§ **PROBLEM DETAILS**
Pull out all lines from the listing below in which the word "script" appears.

Source code of charts:

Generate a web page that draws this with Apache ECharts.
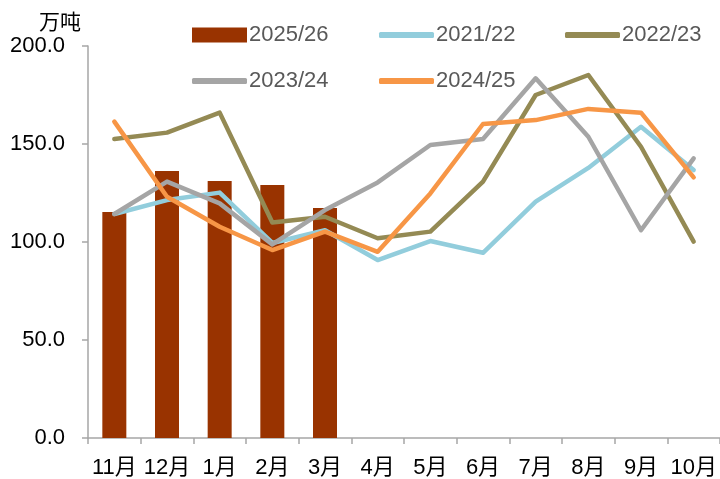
<!DOCTYPE html>
<html>
<head>
<meta charset="utf-8">
<script src="https://cdn.jsdelivr.net/npm/echarts@6/dist/echarts.min.js"></script>
<style>
html,body{margin:0;padding:0;background:#fff}
#chart{width:720px;height:479px}
</style>
</head>
<body>
<div id="chart"></div>
<script>
let months = ['11月', '12月', '1月', '2月', '3月', '4月', '5月', '6月', '7月', '8月', '9月', '10月'];
let s2526 = [115.3, 136.2, 131.1, 129.1, 117.3];
let s2122 = [114.3, 121.4, 125.2, 99.5, 106, 90.8, 100.5, 94.5, 120.6, 137.8, 158.8, 136.7];
let s2223 = [152.6, 155.8, 166, 109.9, 112.9, 101.9, 105.3, 130.8, 175, 185.2, 148.6, 100.2];
let s2324 = [114.3, 130.8, 119.7, 98.8, 116.3, 130.4, 149.5, 152.6, 183.5, 153.7, 106, 142.7];
let s2425 = [161.4, 123.1, 107.8, 95.9, 105.3, 95, 124.8, 160.2, 162.2, 167.9, 166, 133];

let fontFam = '"Liberation Sans","Noto Sans CJK SC",sans-serif';

function lineSeries(name, data, color) {
  return {
    name: name,
    type: 'line',
    data: data,
    symbol: 'none',
    lineStyle: { width: 4.5, color: color, cap: 'round', join: 'round' },
    itemStyle: { color: color }
  };
}

function leg(name, left, top, isBar) {
  return {
    data: [name],
    left: left,
    top: top,
    itemWidth: 55,
    itemHeight: isBar ? 15 : 6,
    itemGap: 4,
    icon: isBar ? 'rect' : 'roundRect',
    textStyle: { fontSize: 22, color: '#595959', fontFamily: fontFam, padding: [0, 0, 0, -3] }
  };
}

let chart = echarts.init(document.getElementById('chart'));
chart.setOption({
  animation: false,
  backgroundColor: '#fff',
  title: {
    text: '万吨',
    left: 34,
    top: 6,
    textStyle: { fontSize: 21, fontWeight: 'normal', color: '#000', fontFamily: '"Noto Sans CJK SC",sans-serif' }
  },
  legend: [
    leg('2025/26', 187, 19, true),
    leg('2021/22', 374, 19, false),
    leg('2022/23', 560, 19, false),
    leg('2023/24', 187, 65, false),
    leg('2024/25', 374, 65, false)
  ],
  grid: { left: 88, right: 0, top: 46, bottom: 41, containLabel: false },
  xAxis: {
    type: 'category',
    data: months,
    axisLine: { lineStyle: { color: '#A6A6A6', width: 1.5 } },
    axisTick: { show: true, length: 6, lineStyle: { color: '#A6A6A6', width: 1.5 } },
    axisLabel: { fontSize: 22, color: '#000', margin: 19, fontFamily: fontFam, interval: 0 }
  },
  yAxis: {
    type: 'value',
    min: 0,
    max: 200,
    interval: 50,
    splitLine: { show: false },
    axisLine: { show: true, lineStyle: { color: '#A6A6A6', width: 1.5 } },
    axisTick: { show: true, length: 6, lineStyle: { color: '#A6A6A6', width: 1.5 } },
    axisLabel: {
      fontSize: 22, color: '#000', margin: 23, fontFamily: fontFam,
      formatter: function (v) { return v.toFixed(1); }
    }
  },
  series: [
    {
      name: '2025/26',
      type: 'bar',
      data: s2526,
      barWidth: 24,
      itemStyle: { color: '#993300' }
    },
    lineSeries('2021/22', s2122, '#92CDDC'),
    lineSeries('2022/23', s2223, '#948A54'),
    lineSeries('2023/24', s2324, '#A5A5A5'),
    lineSeries('2024/25', s2425, '#F79646')
  ]
});
</script>
</body>
</html>
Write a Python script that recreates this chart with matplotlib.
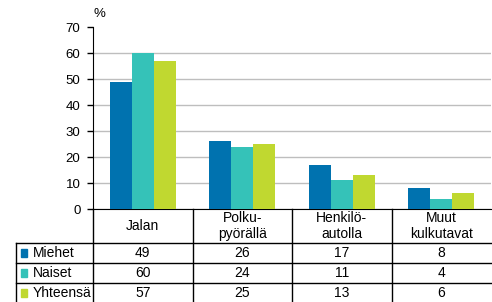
import numpy as np
import matplotlib.pyplot as plt
from matplotlib.lines import Line2D
from matplotlib.patches import Rectangle
import matplotlib.transforms as mtransforms

plt.rcParams['font.family'] = ['Liberation Sans', 'DejaVu Sans']
plt.rcParams['font.size'] = 8

# data
categories = ['Jalan', 'Polku-\npyörällä', 'Henkilö-\nautolla', 'Muut\nkulkutavat']
series = ['Miehet', 'Naiset', 'Yhteensä']
miehet = [49, 26, 17, 8]
naiset = [60, 24, 11, 4]
yhteensa = [57, 25, 13, 6]
colors = ['#0072AF', '#35C2B8', '#C0D830']

values = [miehet, naiset, yhteensa]

fig = plt.figure(figsize=(4.92, 3.02), dpi=100)
ax = fig.add_axes([93 / 492, 1 - 209 / 302, 398 / 492, 182 / 302])

x = np.arange(len(categories))
w = 0.222
for i, (name, vals) in enumerate(zip(series, values)):
    ax.bar(x + (i - 1) * w, vals, width=w, color=colors[i], zorder=3)

ax.set_xlim(-0.5, len(categories) - 0.5)
ax.set_ylim(0, 70)
ax.set_yticks(range(0, 71, 10))
ax.yaxis.grid(True, color='#BEBEBE', linewidth=1, zorder=0)
ax.set_xticks([])
for s in ['top', 'right']:
    ax.spines[s].set_visible(False)
ax.spines['left'].set_color('black')
ax.spines['bottom'].set_color('black')
ax.tick_params(axis='y', length=4, width=1, pad=5, labelsize=9.5)
# no gridline at the top value
ax.get_ygridlines()[-1].set_visible(False)
ax.text(0.0, 1.04, '%', transform=ax.transAxes, fontsize=9.5, ha='left', va='bottom')

# table below the axes
trans = mtransforms.blended_transform_factory(ax.transData, ax.transAxes)
row_h = 20 / 182
head_b = -34 / 182
row_bottoms = [head_b - row_h * (k + 1) for k in range(len(series))]
left_x = -0.5 - 77 / 99.5
right_x = len(categories) - 0.5 + 0.02
lw = 1.0
fs = 10

def hline(y, x0, x1):
    ax.add_line(Line2D([x0, x1], [y, y], transform=trans, color='black',
                       lw=lw, clip_on=False))

def vline(xv, y0, y1):
    ax.add_line(Line2D([xv, xv], [y0, y1], transform=trans, color='black',
                       lw=lw, clip_on=False))

hline(head_b, left_x, right_x)
for rb in row_bottoms:
    hline(rb, left_x, right_x)
vline(left_x, head_b, row_bottoms[-1])
vline(-0.5, 0, row_bottoms[-1])
for b in np.arange(0.5, len(categories) - 0.5, 1.0):
    vline(b, 0, row_bottoms[-1])

for j, cat in enumerate(categories):
    ax.text(j, head_b / 2, cat, transform=trans, ha='center', va='center',
            fontsize=fs, linespacing=1.15)

for i, name in enumerate(series):
    yc = row_bottoms[i] + row_h / 2
    ax.add_patch(Rectangle((left_x + 0.055, yc - 0.02), 0.06, 0.04,
                           transform=trans, color=colors[i], clip_on=False))
    ax.text(left_x + 0.17, yc, name, transform=trans, ha='left', va='center',
            fontsize=fs)
    for j, v in enumerate(values[i]):
        ax.text(j, yc, str(v), transform=trans, ha='center', va='center',
                fontsize=fs)

fig.savefig('out.png', dpi=100)
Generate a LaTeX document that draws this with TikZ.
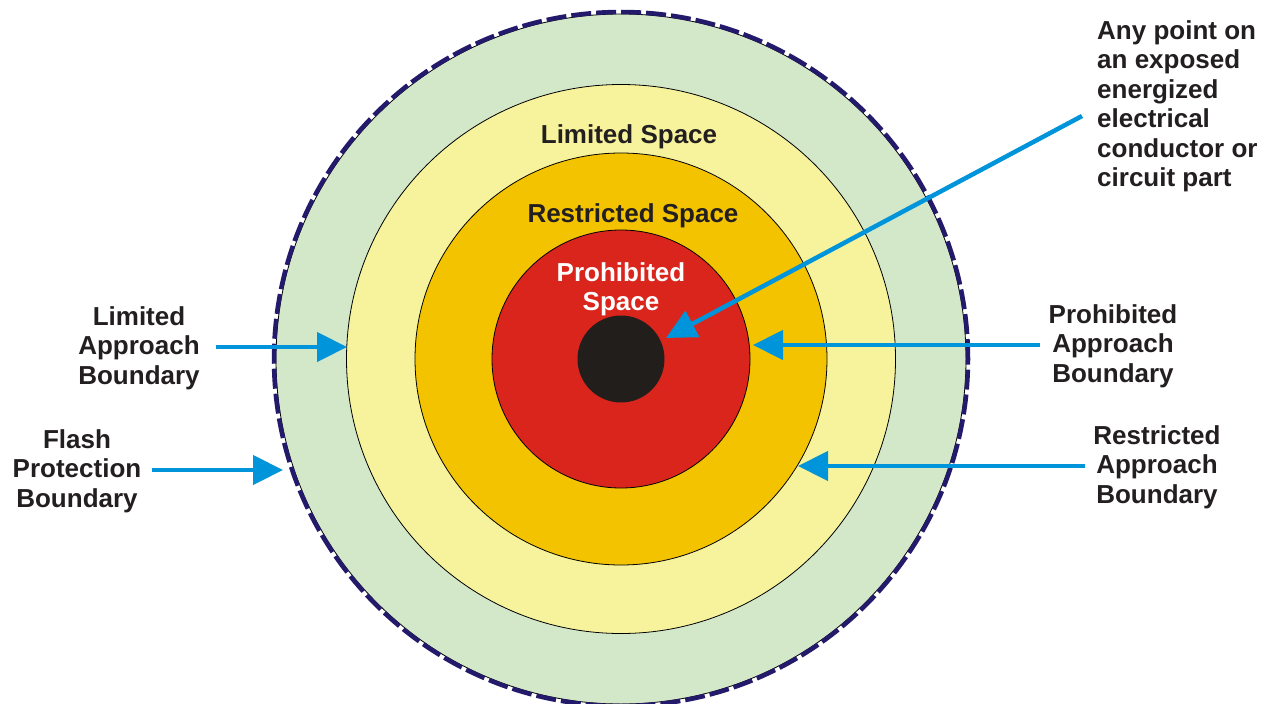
\documentclass[tikz,border=0pt]{standalone}
\usepackage{fontspec}
\setmainfont{Liberation Sans}
\usetikzlibrary{arrows.meta}
\definecolor{gr}{HTML}{D3E7C9}
\definecolor{yl}{HTML}{F7F39C}
\definecolor{og}{HTML}{F4C300}
\definecolor{rd}{HTML}{DA251D}
\definecolor{bk}{HTML}{221E1C}
\definecolor{bl}{HTML}{0094DA}
\definecolor{nv}{HTML}{241A6B}
\definecolor{tx}{HTML}{231F20}
\begin{document}
\begin{tikzpicture}[x=1pt,y=-1pt,
  lab/.style={font=\bfseries\fontsize{26}{29.5}\selectfont, text=tx, align=center, inner sep=0pt},
  ring/.style={circle, inner sep=0pt, draw=black, line width=0.8pt},
  arr/.style={draw=bl, line width=4.5pt, -{Triangle[length=30pt,width=29pt]}}]
\useasboundingbox (0,0) rectangle (1270,704);
\fill[white] (0,0) rectangle (1270,704);
\coordinate (c) at (621,359);
% rings
\node[ring, fill=gr, minimum size=690pt] (outer) at (c) {};
\draw[nv, line width=4.5pt, dash pattern=on 20pt off 5pt] (c) circle (347pt);
\node[ring, fill=yl, minimum size=549pt] (lim) at (c) {};
\node[ring, fill=og, minimum size=412pt] (res) at (c) {};
\node[ring, fill=rd, minimum size=258pt] (pro) at (c) {};
\node[circle, inner sep=0pt, fill=bk, minimum size=87pt] (core) at (c) {};
% space labels
\node[lab] (limsp) at (629,137) {Limited Space};
\node[lab] (ressp) at (633,216) {Restricted Space};
\node[lab, text=white] (prosp) at (621,289.5) {Prohibited\\Space};
% boundary labels
\node[lab] (limab) at (139,348) {Limited\\Approach\\Boundary};
\node[lab] (flash) at (77,471) {Flash\\Protection\\Boundary};
\node[lab] (proab) at (1113,346) {Prohibited\\Approach\\Boundary};
\node[lab] (resab) at (1157,467) {Restricted\\Approach\\Boundary};
\node[lab, align=left, anchor=north west] (point) at (1097,20) {Any point on\\an exposed\\energized\\electrical\\conductor or\\circuit part};
% arrow end points
\coordinate (limS) at (216,347);
\coordinate (limT) at (347,347);
\coordinate (flaS) at (152,470);
\coordinate (flaT) at (283,470);
\coordinate (proS) at (1040,345);
\coordinate (proT) at (753,345);
\coordinate (resS) at (1085,466);
\coordinate (resT) at (798,466);
\coordinate (ptS) at (1082,116);
\coordinate (ptT) at (666,338);
% arrows
\draw[arr] (limS) -- (limT);
\draw[arr] (flaS) -- (flaT);
\draw[arr] (proS) -- (proT);
\draw[arr] (resS) -- (resT);
\draw[arr] (ptS) -- (ptT);
\end{tikzpicture}
\end{document}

§ **CORRECT RESULT**
<script src="https://cdn.jsdelivr.net/npm/echarts@6/dist/echarts.min.js"></script>
<script>
</script>
Write a Python script that recreates this chart with matplotlib.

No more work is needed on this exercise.